EXERCISE DESCRIPTION: Copy, exactly and only, the lines from the one with "Output the Python" up to and including the one with "12), (5, 14)]", leaving pictures out.

DATA RECORDS:
* * * * *
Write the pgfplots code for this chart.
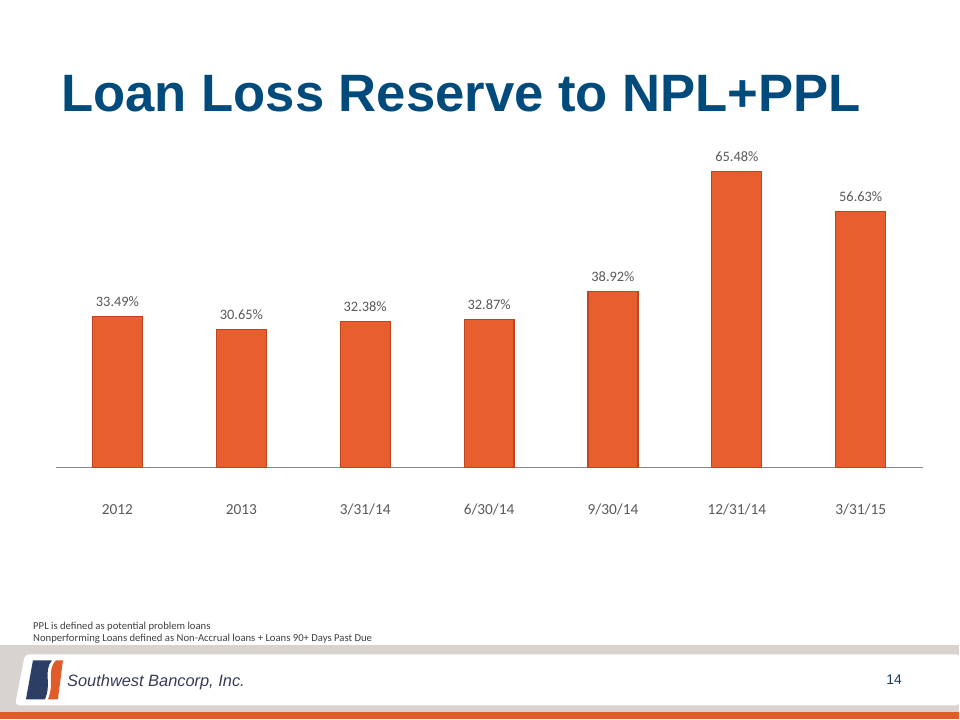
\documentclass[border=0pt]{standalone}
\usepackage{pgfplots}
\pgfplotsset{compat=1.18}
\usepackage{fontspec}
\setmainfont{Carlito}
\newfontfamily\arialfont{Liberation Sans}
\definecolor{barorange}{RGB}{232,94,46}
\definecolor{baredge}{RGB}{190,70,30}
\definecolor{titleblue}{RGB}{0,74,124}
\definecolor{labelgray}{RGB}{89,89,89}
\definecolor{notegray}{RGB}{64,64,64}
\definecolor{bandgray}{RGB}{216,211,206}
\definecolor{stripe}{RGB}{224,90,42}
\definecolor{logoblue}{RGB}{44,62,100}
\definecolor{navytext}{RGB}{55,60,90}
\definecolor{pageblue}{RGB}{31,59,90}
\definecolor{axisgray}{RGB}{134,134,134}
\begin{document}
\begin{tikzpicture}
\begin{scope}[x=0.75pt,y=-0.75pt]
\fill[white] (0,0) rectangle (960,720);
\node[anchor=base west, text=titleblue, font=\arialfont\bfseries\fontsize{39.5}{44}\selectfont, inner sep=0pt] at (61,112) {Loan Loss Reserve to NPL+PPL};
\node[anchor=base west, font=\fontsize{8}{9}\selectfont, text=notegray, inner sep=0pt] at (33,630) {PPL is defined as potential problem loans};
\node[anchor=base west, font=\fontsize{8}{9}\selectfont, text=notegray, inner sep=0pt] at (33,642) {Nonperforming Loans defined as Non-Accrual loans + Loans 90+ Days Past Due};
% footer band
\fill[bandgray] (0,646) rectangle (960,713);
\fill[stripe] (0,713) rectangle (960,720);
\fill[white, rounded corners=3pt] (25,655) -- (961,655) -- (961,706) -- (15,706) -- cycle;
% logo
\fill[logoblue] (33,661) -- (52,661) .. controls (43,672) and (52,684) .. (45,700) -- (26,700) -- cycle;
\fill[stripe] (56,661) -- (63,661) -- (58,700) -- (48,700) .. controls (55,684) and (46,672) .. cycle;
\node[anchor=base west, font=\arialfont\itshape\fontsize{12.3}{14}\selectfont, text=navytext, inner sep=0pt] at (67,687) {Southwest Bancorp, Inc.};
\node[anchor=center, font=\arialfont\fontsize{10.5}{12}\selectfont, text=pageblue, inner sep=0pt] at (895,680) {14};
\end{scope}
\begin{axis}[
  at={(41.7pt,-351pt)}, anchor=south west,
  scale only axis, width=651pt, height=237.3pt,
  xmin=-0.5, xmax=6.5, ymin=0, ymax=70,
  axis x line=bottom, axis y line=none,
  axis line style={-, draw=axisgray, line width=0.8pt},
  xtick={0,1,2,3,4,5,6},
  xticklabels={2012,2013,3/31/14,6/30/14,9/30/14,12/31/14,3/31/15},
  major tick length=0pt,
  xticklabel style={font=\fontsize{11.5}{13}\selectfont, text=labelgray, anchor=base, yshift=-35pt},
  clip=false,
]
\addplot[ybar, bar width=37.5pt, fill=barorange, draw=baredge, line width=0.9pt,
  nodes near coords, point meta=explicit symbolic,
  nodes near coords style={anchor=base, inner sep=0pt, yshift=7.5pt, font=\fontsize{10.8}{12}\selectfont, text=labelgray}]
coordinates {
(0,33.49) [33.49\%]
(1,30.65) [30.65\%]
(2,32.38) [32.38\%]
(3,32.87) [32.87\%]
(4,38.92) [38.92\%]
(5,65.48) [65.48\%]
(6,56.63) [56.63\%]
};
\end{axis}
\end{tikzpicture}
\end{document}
* * * * *
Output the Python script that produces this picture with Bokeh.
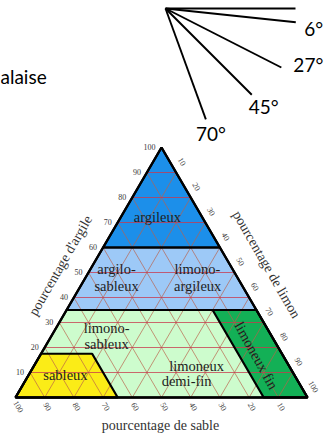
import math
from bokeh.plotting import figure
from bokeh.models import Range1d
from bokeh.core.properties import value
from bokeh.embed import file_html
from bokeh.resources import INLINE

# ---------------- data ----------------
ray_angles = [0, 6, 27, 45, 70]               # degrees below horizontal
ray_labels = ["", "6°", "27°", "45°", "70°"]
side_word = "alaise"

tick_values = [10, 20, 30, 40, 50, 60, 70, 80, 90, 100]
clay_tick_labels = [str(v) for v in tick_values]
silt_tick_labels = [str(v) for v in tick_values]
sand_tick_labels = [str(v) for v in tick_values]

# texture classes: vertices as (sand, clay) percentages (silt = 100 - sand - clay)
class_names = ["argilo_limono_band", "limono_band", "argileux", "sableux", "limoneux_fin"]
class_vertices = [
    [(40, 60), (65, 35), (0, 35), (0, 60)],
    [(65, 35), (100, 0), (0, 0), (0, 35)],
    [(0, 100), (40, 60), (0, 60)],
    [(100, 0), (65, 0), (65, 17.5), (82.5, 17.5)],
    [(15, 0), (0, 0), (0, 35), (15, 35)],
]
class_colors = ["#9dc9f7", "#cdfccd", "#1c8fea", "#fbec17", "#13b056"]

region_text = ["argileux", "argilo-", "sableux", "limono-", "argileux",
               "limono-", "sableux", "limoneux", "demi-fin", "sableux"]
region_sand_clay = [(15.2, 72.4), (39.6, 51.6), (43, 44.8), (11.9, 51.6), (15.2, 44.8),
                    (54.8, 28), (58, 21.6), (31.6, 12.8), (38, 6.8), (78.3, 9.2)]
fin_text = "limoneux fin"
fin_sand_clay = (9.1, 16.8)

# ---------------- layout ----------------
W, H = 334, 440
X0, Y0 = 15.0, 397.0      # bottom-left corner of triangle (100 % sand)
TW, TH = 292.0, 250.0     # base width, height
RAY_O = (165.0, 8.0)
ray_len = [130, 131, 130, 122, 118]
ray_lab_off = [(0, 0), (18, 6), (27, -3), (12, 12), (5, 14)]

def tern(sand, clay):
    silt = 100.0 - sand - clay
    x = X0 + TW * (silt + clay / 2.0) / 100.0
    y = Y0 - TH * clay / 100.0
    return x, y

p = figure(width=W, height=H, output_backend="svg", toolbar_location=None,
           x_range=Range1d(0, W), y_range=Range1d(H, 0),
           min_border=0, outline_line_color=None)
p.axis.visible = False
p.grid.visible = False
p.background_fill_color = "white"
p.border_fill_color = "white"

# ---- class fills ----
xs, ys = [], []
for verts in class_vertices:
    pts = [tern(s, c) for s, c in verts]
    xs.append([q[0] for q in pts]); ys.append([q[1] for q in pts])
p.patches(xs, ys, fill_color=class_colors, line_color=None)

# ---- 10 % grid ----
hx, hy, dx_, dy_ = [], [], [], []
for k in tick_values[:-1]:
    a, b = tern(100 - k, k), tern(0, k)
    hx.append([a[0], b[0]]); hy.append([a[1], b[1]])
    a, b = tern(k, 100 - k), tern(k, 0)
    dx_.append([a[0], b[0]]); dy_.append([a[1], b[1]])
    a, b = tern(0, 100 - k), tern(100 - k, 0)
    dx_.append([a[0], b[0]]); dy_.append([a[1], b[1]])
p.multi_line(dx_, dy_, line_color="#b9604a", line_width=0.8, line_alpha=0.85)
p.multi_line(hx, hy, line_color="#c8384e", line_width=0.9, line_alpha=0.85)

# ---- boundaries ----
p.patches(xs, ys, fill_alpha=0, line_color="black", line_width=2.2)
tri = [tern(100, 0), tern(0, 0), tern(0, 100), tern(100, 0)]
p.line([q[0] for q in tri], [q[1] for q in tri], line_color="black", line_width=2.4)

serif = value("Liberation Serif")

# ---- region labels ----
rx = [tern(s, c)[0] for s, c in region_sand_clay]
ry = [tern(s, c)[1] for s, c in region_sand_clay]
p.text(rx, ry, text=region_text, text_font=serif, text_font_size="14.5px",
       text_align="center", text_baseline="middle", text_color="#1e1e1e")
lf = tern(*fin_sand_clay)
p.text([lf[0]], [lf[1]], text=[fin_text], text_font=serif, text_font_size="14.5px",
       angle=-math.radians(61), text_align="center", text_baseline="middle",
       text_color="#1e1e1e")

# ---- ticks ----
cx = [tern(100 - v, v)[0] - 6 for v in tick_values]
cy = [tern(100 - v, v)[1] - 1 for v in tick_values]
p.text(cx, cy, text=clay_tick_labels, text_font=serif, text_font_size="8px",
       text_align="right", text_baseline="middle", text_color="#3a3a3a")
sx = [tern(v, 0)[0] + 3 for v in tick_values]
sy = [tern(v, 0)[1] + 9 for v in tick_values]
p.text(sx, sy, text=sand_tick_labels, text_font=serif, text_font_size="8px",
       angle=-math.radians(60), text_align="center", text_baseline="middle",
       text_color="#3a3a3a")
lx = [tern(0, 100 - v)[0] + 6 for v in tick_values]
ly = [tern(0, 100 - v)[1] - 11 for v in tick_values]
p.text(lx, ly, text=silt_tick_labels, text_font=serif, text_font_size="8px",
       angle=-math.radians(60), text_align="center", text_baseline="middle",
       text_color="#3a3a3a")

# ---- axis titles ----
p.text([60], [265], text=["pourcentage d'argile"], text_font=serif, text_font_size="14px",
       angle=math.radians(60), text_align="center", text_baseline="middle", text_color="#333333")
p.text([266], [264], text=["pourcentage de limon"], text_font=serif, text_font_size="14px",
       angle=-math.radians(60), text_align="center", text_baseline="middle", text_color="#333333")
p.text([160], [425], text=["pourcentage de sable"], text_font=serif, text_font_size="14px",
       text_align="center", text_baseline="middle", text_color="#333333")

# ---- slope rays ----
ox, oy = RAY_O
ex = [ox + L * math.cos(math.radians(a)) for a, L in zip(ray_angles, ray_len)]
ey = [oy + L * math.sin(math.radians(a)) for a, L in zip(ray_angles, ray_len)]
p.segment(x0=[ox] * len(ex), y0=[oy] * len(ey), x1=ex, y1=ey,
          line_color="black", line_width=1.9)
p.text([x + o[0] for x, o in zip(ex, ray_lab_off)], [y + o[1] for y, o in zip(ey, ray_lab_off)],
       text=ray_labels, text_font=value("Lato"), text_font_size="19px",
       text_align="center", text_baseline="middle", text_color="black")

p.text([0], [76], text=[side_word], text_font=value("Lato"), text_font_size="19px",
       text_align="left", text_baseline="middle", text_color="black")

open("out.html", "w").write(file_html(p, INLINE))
* * * * *
RESULT:
Output the Python script that produces this picture with Bokeh.
import math
from bokeh.plotting import figure
from bokeh.models import Range1d
from bokeh.core.properties import value
from bokeh.embed import file_html
from bokeh.resources import INLINE

# ---------------- data ----------------
ray_angles = [0, 6, 27, 45, 70]               # degrees below horizontal
ray_labels = ["", "6°", "27°", "45°", "70°"]
side_word = "alaise"

tick_values = [10, 20, 30, 40, 50, 60, 70, 80, 90, 100]
clay_tick_labels = [str(v) for v in tick_values]
silt_tick_labels = [str(v) for v in tick_values]
sand_tick_labels = [str(v) for v in tick_values]

# texture classes: vertices as (sand, clay) percentages (silt = 100 - sand - clay)
class_names = ["argilo_limono_band", "limono_band", "argileux", "sableux", "limoneux_fin"]
class_vertices = [
    [(40, 60), (65, 35), (0, 35), (0, 60)],
    [(65, 35), (100, 0), (0, 0), (0, 35)],
    [(0, 100), (40, 60), (0, 60)],
    [(100, 0), (65, 0), (65, 17.5), (82.5, 17.5)],
    [(15, 0), (0, 0), (0, 35), (15, 35)],
]
class_colors = ["#9dc9f7", "#cdfccd", "#1c8fea", "#fbec17", "#13b056"]

region_text = ["argileux", "argilo-", "sableux", "limono-", "argileux",
               "limono-", "sableux", "limoneux", "demi-fin", "sableux"]
region_sand_clay = [(15.2, 72.4), (39.6, 51.6), (43, 44.8), (11.9, 51.6), (15.2, 44.8),
                    (54.8, 28), (58, 21.6), (31.6, 12.8), (38, 6.8), (78.3, 9.2)]
fin_text = "limoneux fin"
fin_sand_clay = (9.1, 16.8)

# ---------------- layout ----------------
W, H = 334, 440
X0, Y0 = 15.0, 397.0      # bottom-left corner of triangle (100 % sand)
TW, TH = 292.0, 250.0     # base width, height
RAY_O = (165.0, 8.0)
ray_len = [130, 131, 130, 122, 118]
ray_lab_off = [(0, 0), (18, 6), (27, -3), (12, 12), (5, 14)]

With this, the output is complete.